Like the previous novels, this one alternates between the third person narrative describing Carmichael's activities with a first person narration in the voice of a young girl, in this case, Elvira, the daughter of Carmichael's deceased colleague and now his ward. Elvira is quite a bit younger than either of the previous two narrators and even more naive. Just eighteen, she is about to be presented at court and has grown up never questioning the world around her. She finds fascism the "most terrific fun," blindly accepting the anti-Semitic characterizations of the Jews that she hears daily as a matter of simple fact.

In this, of course, she is like the average citizen of this alternative Britain, the social mores of which Walton lovingly details. She imagines a world in which social change ceased to occur in 1940, indeed one which retrogressed to a condition even more class-ridden, if such be possible, than England before the Great War. So richly imagined is this setting that I found myself complimenting Walton on her research until I recalled that this was, after all, pure invention.

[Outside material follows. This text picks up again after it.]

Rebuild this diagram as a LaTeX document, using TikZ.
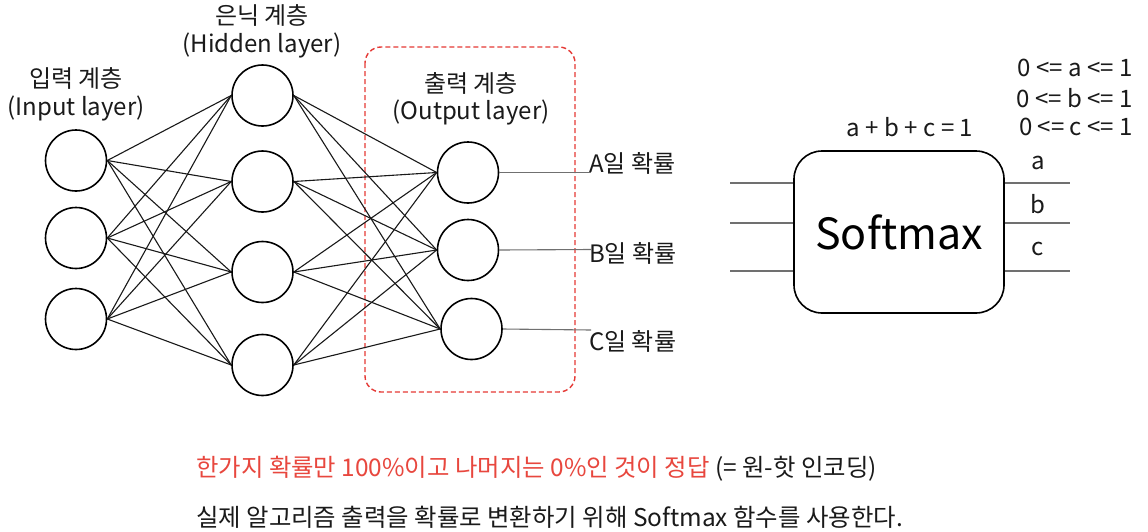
\documentclass[tikz,border=0pt]{standalone}
\usepackage{fontspec}
\setmainfont{Noto Sans CJK KR}
\definecolor{txt}{HTML}{1A1A1A}
\definecolor{redt}{HTML}{E8473E}
\definecolor{redbox}{HTML}{E53935}
\definecolor{wire}{HTML}{707070}
\begin{document}
\begin{tikzpicture}[x=1pt,y=-1pt,
  neuron/.style={circle,draw=black,line width=1.6pt,minimum size=61pt,inner sep=0pt},
  conn/.style={draw=black!90,line width=1.1pt},
  outline/.style={draw=wire,line width=1.1pt},
  lbl/.style={font=\fontsize{24}{28}\selectfont,text=txt,inner sep=0pt},
  small/.style={font=\fontsize{24}{28}\selectfont,text=txt,inner sep=0pt},
  bottom/.style={font=\fontsize{24.4}{28}\selectfont,text=txt,inner sep=0pt,anchor=west}]
\useasboundingbox (0,0) rectangle (1148,531);
\fill[white] (0,0) rectangle (1148,531);
% titles
\node[lbl] (th1) at (262,15) {은닉 계층};
\node[lbl] (th2) at (262,45) {(Hidden layer)};
\node[lbl] (ti1) at (76,78) {입력 계층};
\node[lbl] (ti2) at (76,108) {(Input layer)};
\node[lbl] (to1) at (471,83) {출력 계층};
\node[lbl] (to2) at (471,112) {(Output layer)};
% dashed box
\draw[redbox,line width=1.4pt,rounded corners=16pt,dash pattern=on 5pt off 3pt] (365,47) rectangle (575,392);
% neurons
\node[neuron] (i1) at (76,160.5) {};
\node[neuron] (i2) at (76,238) {};
\node[neuron] (i3) at (76,319) {};
\node[neuron] (h1) at (262.5,95.5) {};
\node[neuron] (h2) at (262.5,181.5) {};
\node[neuron] (h3) at (262.5,272) {};
\node[neuron] (h4) at (262.5,365) {};
\node[neuron] (o1) at (468,172.5) {};
\node[neuron] (o2) at (468,250) {};
\node[neuron] (o3) at (471.5,329) {};
\foreach \i in {1,2,3}{\foreach \h in {1,2,3,4}{\draw[conn] (i\i.east) -- (h\h.west);}}
\foreach \h in {1,2,3,4}{\foreach \o in {1,2,3}{\draw[conn] (h\h.east) -- (o\o.west);}}
% output labels
\node[lbl,anchor=west] (la) at (589,163) {A일 확률};
\node[lbl,anchor=west] (lb) at (589,253) {B일 확률};
\node[lbl,anchor=west] (lc) at (589,341) {C일 확률};
\coordinate (ea) at (591,172.5);
\coordinate (eb) at (591,249.5);
\coordinate (ec) at (591,330);
\draw[outline] (o1.east) -- (ea);
\draw[outline] (o2.east) -- (eb);
\draw[outline] (o3.east) -- (ec);
% softmax
\node[draw=black,line width=1.6pt,rounded corners=28pt,minimum width=210pt,minimum height=162pt,inner sep=0pt,font=\fontsize{43}{48}\selectfont,text=black] (sm) at (899,232) {Softmax};
\coordinate (l1) at (730,183); \coordinate (l2) at (730,223); \coordinate (l3) at (730,271);
\coordinate (r1) at (1070,183); \coordinate (r2) at (1070,223); \coordinate (r3) at (1070,271);
\draw[outline] (l1) -- (l1 -| sm.west);
\draw[outline] (l2) -- (l2 -| sm.west);
\draw[outline] (l3) -- (l3 -| sm.west);
\draw[outline] (r1 -| sm.east) -- (r1);
\draw[outline] (r2 -| sm.east) -- (r2);
\draw[outline] (r3 -| sm.east) -- (r3);
\node[small] (sa) at (1038,163) {a};
\node[small] (sb) at (1038,204) {b};
\node[small] (sc) at (1038,249) {c};
\node[small] (sum) at (910,127) {a + b + c = 1};
\node[small,anchor=east] (ca) at (1133,68) {0 <= a <= 1};
\node[small,anchor=east] (cb) at (1133,98) {0 <= b <= 1};
\node[small,anchor=east] (cc) at (1133,127) {0 <= c <= 1};
% bottom text
\node[bottom] (b1) at (196,469) {\textcolor{redt}{한가지 확률만 100\%이고 나머지는 0\%인 것이 정답} (= 원-핫 인코딩)};
\node[bottom] (b2) at (196,517) {실제 알고리즘 출력을 확률로 변환하기 위해 Softmax 함수를 사용한다.};
\end{tikzpicture}
\end{document}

But regrettably all goes wrong in the final quarter of the book. There is a marvellously complex plot, great suspense, a thrilling pursuit, all of which ends in....Well, of course, I can't reveal how it all ends except to say that Walton seems to shrink from the implications of her own imaginings. The reader who has faithfully followed the series to its conclusion will probably have expected almost any other outcome than what we get and will experience a degree of deflation that is really unfortunate.

On her acknowledgements page at the beginning of the book, Walton confesses to being "a very hopeful and optimistic person," admirable qualities in a human being, no doubt, but perhaps a bit of a handicap for the author of an extended, and possible, political nightmare.